San Valentín es una farsa porque celebra el amor cuando todo lo que tiene de interesante el amor está en la previa, justo antes de que aparezca, como prácticamente ocurre con cualquier cosa en la vida. En el antes de enamorarse hay varios fenómenos a los que habría que homenajear con urgencia, como las cobras o la pausa antes de contestar cualquier mensaje, las excusas a los amigos o el primer McDonald juntos, la auténtica prueba de fuego en la pareja. Si el índice BigMac explica el bienestar de un país, la variable sobre las servilletas acumuladas encima de la bandeja puede anticipar cuánto tiempo le queda a una relación. San Valentín es la ciénaga de la felicidad, un fin de año para los presuntos enamorados. San Valentín es la juerga de los que se lo dicen con emoticonos, de los que aspiran a convertir su día a día en una sorpresita, de los que machacan al resto plagando Internet de selfies empalagosos. San Valentín es el imperio de los cursis, ese ejército de narcisistas.
De esa clase de mal nació el procès. El proceso de autodeterminación impulsado en Cataluña no es otra cosa que un San Valentín eterno, figúrense qué pesadilla. Los catalanes viven la peor noche de sus vidas inmersos en la decantación del espíritu hortera que supura el 14 de febrero. Las diadas, los pancartas reivindicativas en inglés, el lenguaje utilizado describen un individualismo enfermo puesto al servicio de la causa común. Lógico que no les guste la ley porque suena a rutina, a pasiones romas, no le brillan los ojos al ordenamiento jurídico.

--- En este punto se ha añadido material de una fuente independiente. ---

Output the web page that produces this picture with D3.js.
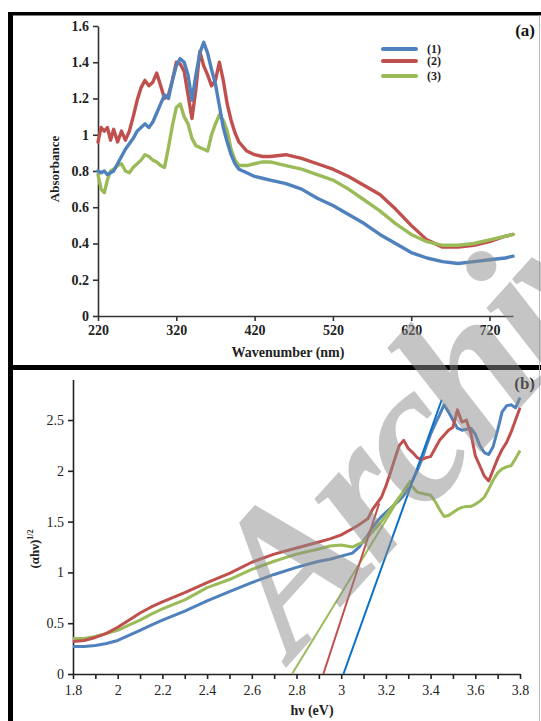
<!DOCTYPE html>
<html><head><meta charset="utf-8">
<script src="https://cdn.jsdelivr.net/npm/d3@7"></script>
<style>
html,body{margin:0;padding:0;background:#fff;}
svg{display:block;}
</style></head>
<body>
<svg id="c" width="541" height="721"></svg>
<script>
// ---------- Panel (a) data ----------
const wavelengths = [220,224,228,232,236,240,245,250,255,260,265,270,275,280,285,290,295,300,305,310,315,320,325,330,335,340,345,350,355,360,365,370,375,380,385,390,395,400,410,420,430,440,460,480,500,520,540,560,580,600,620,640,660,680,700,720,740,750];
const absorbance1 = [0.80,0.79,0.80,0.78,0.79,0.80,0.84,0.88,0.92,0.95,0.98,1.02,1.04,1.06,1.04,1.07,1.12,1.17,1.22,1.20,1.30,1.38,1.42,1.40,1.33,1.19,1.33,1.45,1.51,1.45,1.36,1.28,1.16,1.04,0.96,0.89,0.84,0.81,0.79,0.77,0.76,0.75,0.73,0.70,0.65,0.61,0.56,0.51,0.45,0.40,0.35,0.32,0.30,0.29,0.30,0.31,0.32,0.33];
const absorbance2 = [0.96,1.04,1.02,1.04,0.97,1.03,0.96,1.02,0.97,1.02,1.10,1.19,1.26,1.30,1.27,1.29,1.34,1.27,1.20,1.22,1.30,1.40,1.39,1.35,1.22,1.09,1.25,1.46,1.38,1.33,1.27,1.30,1.40,1.30,1.17,1.08,1.01,0.96,0.91,0.89,0.88,0.88,0.89,0.87,0.84,0.81,0.77,0.72,0.67,0.59,0.50,0.42,0.38,0.38,0.39,0.41,0.44,0.45];
const absorbance3 = [0.78,0.70,0.68,0.75,0.80,0.81,0.83,0.84,0.80,0.79,0.82,0.84,0.86,0.89,0.88,0.86,0.85,0.83,0.82,0.93,1.05,1.15,1.17,1.10,1.06,0.98,0.94,0.93,0.92,0.91,1.00,1.06,1.11,1.08,1.02,0.92,0.86,0.83,0.83,0.84,0.85,0.85,0.83,0.81,0.78,0.75,0.70,0.64,0.58,0.51,0.45,0.41,0.39,0.39,0.40,0.42,0.44,0.45];
const absTicks = [0,0.2,0.4,0.6,0.8,1,1.2,1.4,1.6];
const absTickLabels = ["0","0.2","0.4","0.6","0.8","1","1.2","1.4","1.6"];
const wlTicks = [220,320,420,520,620,720];
const legendLabels = ["(1)","(2)","(3)"];

// ---------- Panel (b) data ----------
const energies = [1.80,1.85,1.90,1.95,2.00,2.05,2.10,2.15,2.20,2.30,2.40,2.50,2.60,2.70,2.80,2.90,2.95,3.00,3.05,3.08,3.10,3.12,3.14,3.16,3.18,3.20,3.22,3.24,3.26,3.28,3.30,3.32,3.34,3.36,3.38,3.40,3.42,3.44,3.46,3.48,3.50,3.52,3.54,3.56,3.58,3.60,3.62,3.64,3.66,3.68,3.70,3.72,3.74,3.76,3.78,3.80];
const tauc1 = [0.27,0.27,0.28,0.30,0.33,0.38,0.43,0.48,0.53,0.62,0.72,0.81,0.90,0.98,1.05,1.11,1.13,1.16,1.19,1.25,1.31,1.37,1.44,1.50,1.55,1.59,1.63,1.67,1.71,1.76,1.83,1.91,2.00,2.11,2.24,2.36,2.46,2.55,2.65,2.58,2.50,2.42,2.40,2.41,2.42,2.36,2.25,2.18,2.16,2.24,2.40,2.58,2.64,2.65,2.62,2.72];
const tauc2 = [0.32,0.33,0.36,0.40,0.46,0.53,0.60,0.66,0.71,0.80,0.90,0.99,1.10,1.18,1.24,1.30,1.33,1.37,1.43,1.47,1.50,1.53,1.62,1.68,1.74,1.85,1.98,2.12,2.25,2.30,2.22,2.18,2.13,2.11,2.13,2.14,2.22,2.30,2.35,2.40,2.43,2.60,2.48,2.50,2.37,2.15,2.05,1.95,1.90,2.01,2.12,2.21,2.28,2.38,2.50,2.62];
const tauc3 = [0.35,0.35,0.37,0.40,0.43,0.48,0.53,0.59,0.64,0.73,0.85,0.93,1.03,1.11,1.18,1.23,1.26,1.27,1.25,1.28,1.30,1.35,1.40,1.45,1.50,1.56,1.62,1.68,1.74,1.80,1.87,1.84,1.79,1.78,1.77,1.76,1.70,1.62,1.55,1.56,1.59,1.62,1.64,1.65,1.65,1.67,1.70,1.74,1.82,1.91,1.98,2.02,2.04,2.05,2.12,2.20];
// linear fits (band-gap extrapolation): [hv start, value], [hv end, value]
const fit1 = [[3.01,0],[3.45,2.70]];
const fit2 = [[2.92,0],[3.17,1.68]];
const fit3 = [[2.78,0],[3.31,1.91]];
const taucTicks = [0,0.5,1,1.5,2,2.5];
const taucTickLabels = ["0","0.5","1","1.5","2","2.5"];
const hvTicks = [1.8,1.9,2.0,2.1,2.2,2.3,2.4,2.5,2.6,2.7,2.8,2.9,3.0,3.1,3.2,3.3,3.4,3.5,3.6,3.7,3.8];
const hvTickLabels = {"1.8":"1.8","2.0":"2","2.2":"2.2","2.4":"2.4","2.6":"2.6","2.8":"2.8","3.0":"3","3.2":"3.2","3.4":"3.4","3.6":"3.6","3.8":"3.8"};

const colors = ["#4f81bd","#c0504d","#9bbb59"];
const fitColors = ["#0a70c8","#c0504d","#9bbb59"];

const svg = d3.select("#c");
svg.append("rect").attr("width",541).attr("height",721).attr("fill","#fff");
const serif = "Liberation Serif, DejaVu Serif, Times New Roman, serif";

// ---------- Panel (a) ----------
const xa = d3.scaleLinear().domain([220,750]).range([98,513]);
const ya = d3.scaleLinear().domain([0,1.6]).range([316,26]);
const ga = svg.append("g");

const axA_y = ga.append("g").attr("transform","translate(98,0)")
  .call(d3.axisLeft(ya).tickValues(absTicks).tickFormat((d,i)=>absTickLabels[i]).tickSize(5).tickSizeOuter(0).tickPadding(4));
const axA_x = ga.append("g").attr("transform","translate(0,316)")
  .call(d3.axisBottom(xa).tickValues(wlTicks).tickFormat(d3.format("d")).tickSize(5).tickSizeOuter(0).tickPadding(4));
[axA_y,axA_x].forEach(a=>{
  a.selectAll("path,line").attr("stroke","#333").attr("stroke-width",1.6);
  a.selectAll("text").attr("font-family",serif).attr("font-weight","bold").attr("font-size",14).attr("fill","#222");
});

const seriesA = [absorbance1,absorbance2,absorbance3];
const lineA = d3.line().x(d=>xa(d[0])).y(d=>ya(d[1])).curve(d3.curveLinear);
[1,2,0].forEach(i=>{
  ga.append("path").datum(wavelengths.map((w,k)=>[w,seriesA[i][k]]))
    .attr("d",lineA).attr("fill","none").attr("stroke",colors[i])
    .attr("stroke-width",3.4).attr("stroke-linejoin","round").attr("stroke-linecap","round");
});

ga.append("text").attr("x",288).attr("y",357).attr("text-anchor","middle")
  .attr("font-family",serif).attr("font-weight","bold").attr("font-size",14).attr("fill","#222")
  .text("Wavenumber (nm)");
ga.append("text").attr("transform","translate(59,169) rotate(-90)").attr("text-anchor","middle")
  .attr("font-family",serif).attr("font-weight","bold").attr("font-size",13).attr("fill","#222")
  .text("Absorbance");
ga.append("text").attr("x",535).attr("y",36).attr("text-anchor","end")
  .attr("font-family",serif).attr("font-weight","bold").attr("font-size",17).attr("fill","#111")
  .text("(a)");

const legY = [49,61,76];
legendLabels.forEach((lab,i)=>{
  ga.append("line").attr("x1",383).attr("x2",416).attr("y1",legY[i]).attr("y2",legY[i])
    .attr("stroke",colors[i]).attr("stroke-width",4).attr("stroke-linecap","round");
  ga.append("text").attr("x",427).attr("y",legY[i]+4)
    .attr("font-family",serif).attr("font-weight","bold").attr("font-size",12).attr("fill","#222").text(lab);
});

// ---------- Panel (b) ----------
const xb = d3.scaleLinear().domain([1.8,3.8]).range([73,520]);
const yb = d3.scaleLinear().domain([0,2.9]).range([674,379.4]);
const gb = svg.append("g");

const axB_y = gb.append("g").attr("transform","translate(73,0)")
  .call(d3.axisLeft(yb).tickValues(taucTicks).tickFormat((d,i)=>taucTickLabels[i]).tickSize(5).tickSizeOuter(0).tickPadding(4));
const axB_x = gb.append("g").attr("transform","translate(0,674)")
  .call(d3.axisBottom(xb).tickValues(hvTicks).tickFormat(d=>hvTickLabels[d.toFixed(1)]||"").tickSize(5).tickSizeOuter(0).tickPadding(6));
[axB_y,axB_x].forEach(a=>{
  a.selectAll("path,line").attr("stroke","#222").attr("stroke-width",1.6);
  a.selectAll("text").attr("font-family",serif).attr("font-size",14).attr("fill","#222");
});

const seriesB = [tauc1,tauc2,tauc3];
const lineB = d3.line().x(d=>xb(d[0])).y(d=>yb(d[1]));
[0,2,1].forEach(i=>{
  gb.append("path").datum(energies.map((e,k)=>[e,seriesB[i][k]]))
    .attr("d",lineB).attr("fill","none").attr("stroke",colors[i])
    .attr("stroke-width",3).attr("stroke-linejoin","round");
});
[fit3,fit2,fit1].forEach((f,j)=>{
  const i = 2-j;
  gb.append("path").datum(f).attr("d",lineB).attr("fill","none")
    .attr("stroke",fitColors[i]).attr("stroke-width",2);
});

gb.append("text").attr("x",312).attr("y",715).attr("text-anchor","middle")
  .attr("font-family",serif).attr("font-weight","bold").attr("font-size",14).attr("fill","#222")
  .text("hν (eV)");
const yl = gb.append("text").attr("transform","translate(39,549) rotate(-90)").attr("text-anchor","middle")
  .attr("font-family",serif).attr("font-weight","bold").attr("font-size",13).attr("fill","#222");
yl.append("tspan").text("(αhν)");
yl.append("tspan").attr("dy",-6).attr("font-size",8).text("1/2");
gb.append("text").attr("x",535).attr("y",389).attr("text-anchor","end")
  .attr("font-family",serif).attr("font-weight","bold").attr("font-size",17).attr("fill","#111")
  .text("(b)");

// ---------- frame ----------
svg.append("rect").attr("x",8).attr("y",12).attr("width",533).attr("height",3.5).attr("fill","#000");
svg.append("rect").attr("x",8).attr("y",12).attr("width",5).attr("height",709).attr("fill","#000");
svg.append("rect").attr("x",8).attr("y",365).attr("width",533).attr("height",5).attr("fill","#000");
svg.append("rect").attr("x",539).attr("y",15).attr("width",1).attr("height",706).attr("fill","#bbb");

// ---------- watermark ----------
svg.append("text").attr("transform","translate(293,660) rotate(-48)")
  .attr("font-family",serif).attr("font-weight","bold").attr("font-style","italic")
  .attr("font-size",200).attr("letter-spacing",-8).attr("fill","#8c8c8c").attr("fill-opacity",0.5)
  .text("Archive");
</script>
</body></html>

Hay una auténtica industria de lo cursi montada en Cataluña contaminando de buenas intenciones a los ciudadanos, a los que les han cambiado la palabra amor por democracia y la lencería por urnas, y en vez de cenar con el crush las velas las pone diariamente TV3. Votar es follar pasando lista. Puigdemont decepcionó a miles de hombres y mujeres que creían haberse enamorado al menos durante los pocos segundos que duró la república. La estructura está organizada para empezar siempre de nuevo: marchitar el cosquilleo de lo que no vuelve, hasta eso han pervertido.
La votación del 1 de octubre, la peor orgía jamás documentada, fue una cita triste entre la sociedad y la clase política independentista. Los días previos tuvieron tensión, encuentros furtivos. Aquellas jornadas las pasa a limpio el Estado. La casualidad ha querido que el proceso sobre el proceso arrancara en la segunda semana de febrero y que Junqueras, el líder español de los cursis españoles, declarara ante el Tribunal Supremo el día D. La presión pudo con el dulce Oriol, emocionado, un Romeo aullándole a la luna que no hay ningún delito en amar.
No pudo aguantar la presión. Dudó un instante. Avergonzado, abrió la boca. Sus ojos se llenaron de lágrimas. No dijo ni una palabra, entre las defensas hubo algún desmayo, el momento era delicado. Junqueras, hasta arriba de streaming, delante del mundo, mirando hacia Estrasburgo, consciente de la situación que protagonizaba, no fue capaz de contenerse y señalando a España lo dijo, "os amo", confesándose reo de querernos como nos quiere. Un final a la altura de la patraña de San Valentín.